As we reach the sixth anniversary of Citizens United two things are clear: (1) there’s a dark money problem and (2) the SEC isn’t helping to fix it yet. But it’s also important to know that the SEC can still work on the issue despite a troubling rider added to the federal “cromnibus” budget.
In brief, in January 2010, the Supreme Court decided a case called Citizens United v. FEC, which allowed corporations to spend unlimited amounts in elections. Part of the Court’s rationale was that this spending was permissible because it would be disclosed. “[W]ith the advent of the Internet, prompt disclosure of expenditures can provide shareholders and citizens with the information needed to hold corporations and elected officials accountable,” the opinion said.
Yet what the Supreme Court didn’t seem to appreciate was that the regulatory agencies responsible for setting the disclosure rules would simply abandon their watchdog roles. We are now in the fourth federal election after Citizens United (2010, 2012, 2014 and 2016), and groups that don’t disclose their donors are still infecting our politics. Since 2010, there has been more than $600 million in dark money.
The Citizens United was written by Justice Anthony Kennedy. He spoke at Harvard Law School last fall, and while he conceded “what happens with money is politics is not good,” he appeared utterly clueless about the lax disclosure rules. He re-iterated his technology-will-cure-all approach. We “live in this cyber-age,” Kennedy said. “We don’t have to wait three months for a report. A report can be done in 24 hours.”
But the “reports” Kennedy alluded to simply do not exist.
Under the Internal Revenue Service code, there are two primary conduits for dark money:501(c)(4)s better known as social welfare organizations and 501(c)(6)s better known as trade associations. According to Open Secrets, the top source of dark money in three of the last four election cycles was the U.S. Chamber of Commerce. (In 2012, the Chamber was third behind American Crossroads which was run by Karl Rove and Americans for Prosperity which is affiliated with the Koch Brothers). The Chamber won’t name its donors, but calls itself “the world’s largest business organization” and an “advocate for pro-business policies.” Since 2010, the Chamber has plowed more than $105 million into elections, including nearly $3 million so far in the 2016 race.
It’s a safe bet that some of the Chamber’s money came from publicly held corporations. The SEC is responsible for setting disclosure rules for these companies. Since 2011, the SEC has been asked repeatedly to adopt a new rule to requiring corporations to tell their shareholders (and by extension, the public) how they are spending money on politics. More than 1.2 million comments have poured in supporting disclosure, according to Public Citizen.

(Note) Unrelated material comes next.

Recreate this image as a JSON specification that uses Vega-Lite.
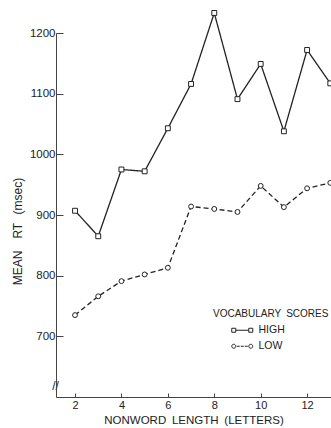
{
  "$schema": "https://vega.github.io/schema/vega-lite/v6.json",
  "width": 275,
  "height": 364,
  "autosize": "none",
  "padding": {"left": 56, "top": 33, "right": 0, "bottom": 31},
  "background": "white",
  "config": {"view": {"stroke": null}, "font": "Liberation Sans"},
  "data": {
    "values": [
      {"length": 2, "rt": 907, "vocab": "HIGH"},
      {"length": 3, "rt": 865, "vocab": "HIGH"},
      {"length": 4, "rt": 975, "vocab": "HIGH"},
      {"length": 5, "rt": 972, "vocab": "HIGH"},
      {"length": 6, "rt": 1043, "vocab": "HIGH"},
      {"length": 7, "rt": 1116, "vocab": "HIGH"},
      {"length": 8, "rt": 1233, "vocab": "HIGH"},
      {"length": 9, "rt": 1091, "vocab": "HIGH"},
      {"length": 10, "rt": 1149, "vocab": "HIGH"},
      {"length": 11, "rt": 1038, "vocab": "HIGH"},
      {"length": 12, "rt": 1172, "vocab": "HIGH"},
      {"length": 13, "rt": 1117, "vocab": "HIGH"},
      {"length": 2, "rt": 735, "vocab": "LOW"},
      {"length": 3, "rt": 766, "vocab": "LOW"},
      {"length": 4, "rt": 791, "vocab": "LOW"},
      {"length": 5, "rt": 802, "vocab": "LOW"},
      {"length": 6, "rt": 813, "vocab": "LOW"},
      {"length": 7, "rt": 914, "vocab": "LOW"},
      {"length": 8, "rt": 910, "vocab": "LOW"},
      {"length": 9, "rt": 905, "vocab": "LOW"},
      {"length": 10, "rt": 948, "vocab": "LOW"},
      {"length": 11, "rt": 913, "vocab": "LOW"},
      {"length": 12, "rt": 944, "vocab": "LOW"},
      {"length": 13, "rt": 953, "vocab": "LOW"}
    ]
  },
  "resolve": {"scale": {"shape": "independent"}},
  "layer": [
    {
      "mark": {"type": "line", "color": "#222", "strokeWidth": 1.3},
      "encoding": {
        "x": {
          "field": "length", "type": "quantitative",
          "scale": {"domain": [1.18, 13.03], "nice": false, "zero": false},
          "axis": {
            "values": [2, 3, 4, 5, 6, 7, 8, 9, 10, 11, 12, 13],
            "labelExpr": "datum.value % 2 == 0 ? datum.label : ''",
            "grid": false,
            "domainColor": "#444", "tickColor": "#444",
            "tickSize": -4,
            "labelPadding": 6,
            "labelFont": "Liberation Sans", "labelFontSize": 11, "labelColor": "#222",
            "title": "NONWORD\u2002LENGTH\u2002(LETTERS)",
            "titleFont": "Liberation Sans", "titleFontSize": 11.5, "titleFontWeight": "normal", "titleColor": "#222",
            "titlePadding": 4
          }
        },
        "y": {
          "field": "rt", "type": "quantitative",
          "scale": {"domain": [600, 1200], "nice": false, "zero": false},
          "axis": {
            "values": [619, 700, 800, 900, 1000, 1100, 1200],
            "format": "d",
            "labelExpr": "datum.value < 650 ? '//' : datum.label",
            "grid": false,
            "domainColor": "#444", "tickColor": "#444",
            "tickSize": -7,
            "tickOpacity": {"condition": {"test": "datum.value < 650", "value": 0}, "value": 1},
            "labelAlign": {"condition": {"test": "datum.value < 650", "value": "center"}, "value": "right"},
            "labelFontSize": {"condition": {"test": "datum.value < 650", "value": 12}, "value": 11.5},
            "labelPadding": 8,
            "labelFont": "Liberation Sans", "labelColor": "#222",
            "title": "MEAN\u2003RT\u2002\u2009(msec)",
            "titleX": -39, "titleY": 198, "titleAngle": -90,
            "titleAlign": "center", "titleBaseline": "middle",
            "titleFont": "Liberation Sans", "titleFontSize": 12, "titleFontWeight": "normal", "titleColor": "#222"
          }
        },
        "strokeDash": {
          "field": "vocab", "type": "nominal",
          "scale": {"domain": ["HIGH", "LOW"], "range": [[1, 0], [5, 3]]},
          "legend": null
        }
      }
    },
    {
      "mark": {"type": "point", "filled": false, "fill": "white", "stroke": "#222", "strokeWidth": 1, "opacity": 1, "size": 24},
      "encoding": {
        "x": {"field": "length", "type": "quantitative"},
        "y": {"field": "rt", "type": "quantitative"},
        "shape": {
          "field": "vocab", "type": "nominal",
          "scale": {"domain": ["HIGH", "LOW"], "range": ["square", "circle"]},
          "legend": null
        }
      }
    },
    {
      "mark": {"type": "point", "filled": false, "opacity": 0},
      "encoding": {
        "x": {"field": "length", "type": "quantitative"},
        "y": {"field": "rt", "type": "quantitative"},
        "shape": {
          "field": "vocab", "type": "nominal",
          "scale": {"domain": ["HIGH", "LOW"], "range": ["M-10.5,-2h4v4h-4zM-6.5,0H6.5M6.5,-2h4v4h-4z", "M-6.5,0a2,2 0 1,1 -4,0a2,2 0 1,1 4,0M-5.5,0h3M-1.5,0h3M2.5,0h3M10.5,0a2,2 0 1,1 -4,0a2,2 0 1,1 4,0"]},
          "legend": {
            "title": "VOCABULARY\u2002SCORES",
            "orient": "none", "legendX": 157, "legendY": 276,
            "padding": 0,
            "titleFont": "Liberation Sans", "titleFontSize": 10, "titleFontWeight": "normal", "titleColor": "#222",
            "titlePadding": 6,
            "labelFont": "Liberation Sans", "labelFontSize": 10.5, "labelColor": "#222",
            "labelOffset": 11,
            "symbolOffset": 24,
            "symbolSize": 4,
            "symbolOpacity": 1,
            "symbolStrokeWidth": 1,
            "symbolStrokeColor": "#222",
            "symbolFillColor": "transparent",
            "rowPadding": 5
          }
        }
      }
    }
  ]
}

This groundswell has caught the attention of the Republican Congressional leadership, who have pressured the SEC Chair not to work on a political transparency rule. Last year, Congress took the additional step of barring the SEC from finalizing a rule to illuminate dark money by sneaking in a rider to the federal budget.
But hasty drafting has left the SEC some wiggle room. Harvard Law Professor John Coates has examined the budget language and believes the SEC can still work on the rule this year as long as the agency does not finalize it. And given that rule making processes can be long affairs (think of all the long delayed Dodd-Frank and Jobs Act rules), it would behoove the SEC to start work on corporate disclosure rules now, especially since 94 members of Congress have urged them to move ahead.
Meanwhile, stockholders are acting on their own. There were 530 stockholder resolutions related to corporate political activity between 2010 and 2014, and more than 100 last year. And New York state’s Comptroller has filed suits under Delaware law seeking more political transparency, most recently, against Oracle.
The Center for Political Accountability and the Zicklin Center of the University of Pennsylvania publishes an annual index of political disclosure by the S&P 500. While 54 per cent of these companies disclose their political spending policies online, “there continues to be resistance to disclosing payments to (c)(4) nonprofit organizations that are permitted to conceal their donors,” the research found. The only way to get uniform disclosure and comparability is through one unified SEC rule.
As the Obama Administration winds down, it’s time for the SEC to think about its legacy. Historically, the SEC is known for bringing more transparency to America’s capital markets. Does the SEC really want to be known as one of the biggest enablers of dark corporate political money?
The views expressed are the author’s own and not necessarily those of the Brennan Center for Justice.